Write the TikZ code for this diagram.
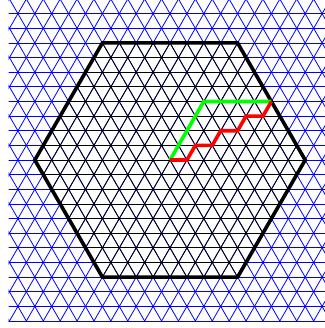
\documentclass[tikz,border=0pt]{standalone}
\begin{document}
\begin{tikzpicture}[x=16.9pt,y=16.9pt,
  gridline/.style={line width=0.8pt},
  hexline/.style={line width=3.6pt,black,line join=miter},
  pathline/.style={line width=3.6pt,line join=miter}]
\def\h{0.8660254}
\useasboundingbox (-10.06,-9.94) rectangle (9.17,9.47);
\def\lattice{%
  \foreach \k in {-11,...,11} {\draw[gridline] (-12,\k*\h) -- (12,\k*\h);}
  \foreach \i in {-24,...,24} {
    \draw[gridline] (\i-6,-12*\h) -- (\i+6,12*\h);
    \draw[gridline] (\i+6,-12*\h) -- (\i-6,12*\h);
  }}
\begin{scope}
  \clip (-9.55,-9.55) rectangle (9.3,9.55);
  \begin{scope}[blue]
    \lattice
  \end{scope}
\end{scope}
\begin{scope}
  \clip (8,0) -- (4,8*\h) -- (-4,8*\h) -- (-8,0) -- (-4,-8*\h) -- (4,-8*\h) -- cycle;
  \begin{scope}[black]
    \lattice
  \end{scope}
\end{scope}
\draw[hexline] (8,0) -- (4,8*\h) -- (-4,8*\h) -- (-8,0) -- (-4,-8*\h) -- (4,-8*\h) -- cycle;
\coordinate (start) at (0,0);
\coordinate (corner) at (2,4*\h);
\coordinate (finish) at (6,4*\h);
\draw[pathline,green] (start) -- (corner) -- (finish);
\draw[pathline,red] (start) -- (1,0) -- (1.5,\h) -- (2.5,\h) -- (3,2*\h) -- (4,2*\h) -- (4.5,3*\h) -- (5.5,3*\h) -- (finish);
\end{tikzpicture}
\end{document}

# The exercise
Copy out the data above exactly, except the pictures.

# Result of this exercise
Write the TikZ code for this diagram.
\documentclass[tikz,border=0pt]{standalone}
\begin{document}
\begin{tikzpicture}[x=16.9pt,y=16.9pt,
  gridline/.style={line width=0.8pt},
  hexline/.style={line width=3.6pt,black,line join=miter},
  pathline/.style={line width=3.6pt,line join=miter}]
\def\h{0.8660254}
\useasboundingbox (-10.06,-9.94) rectangle (9.17,9.47);
\def\lattice{%
  \foreach \k in {-11,...,11} {\draw[gridline] (-12,\k*\h) -- (12,\k*\h);}
  \foreach \i in {-24,...,24} {
    \draw[gridline] (\i-6,-12*\h) -- (\i+6,12*\h);
    \draw[gridline] (\i+6,-12*\h) -- (\i-6,12*\h);
  }}
\begin{scope}
  \clip (-9.55,-9.55) rectangle (9.3,9.55);
  \begin{scope}[blue]
    \lattice
  \end{scope}
\end{scope}
\begin{scope}
  \clip (8,0) -- (4,8*\h) -- (-4,8*\h) -- (-8,0) -- (-4,-8*\h) -- (4,-8*\h) -- cycle;
  \begin{scope}[black]
    \lattice
  \end{scope}
\end{scope}
\draw[hexline] (8,0) -- (4,8*\h) -- (-4,8*\h) -- (-8,0) -- (-4,-8*\h) -- (4,-8*\h) -- cycle;
\coordinate (start) at (0,0);
\coordinate (corner) at (2,4*\h);
\coordinate (finish) at (6,4*\h);
\draw[pathline,green] (start) -- (corner) -- (finish);
\draw[pathline,red] (start) -- (1,0) -- (1.5,\h) -- (2.5,\h) -- (3,2*\h) -- (4,2*\h) -- (4.5,3*\h) -- (5.5,3*\h) -- (finish);
\end{tikzpicture}
\end{document}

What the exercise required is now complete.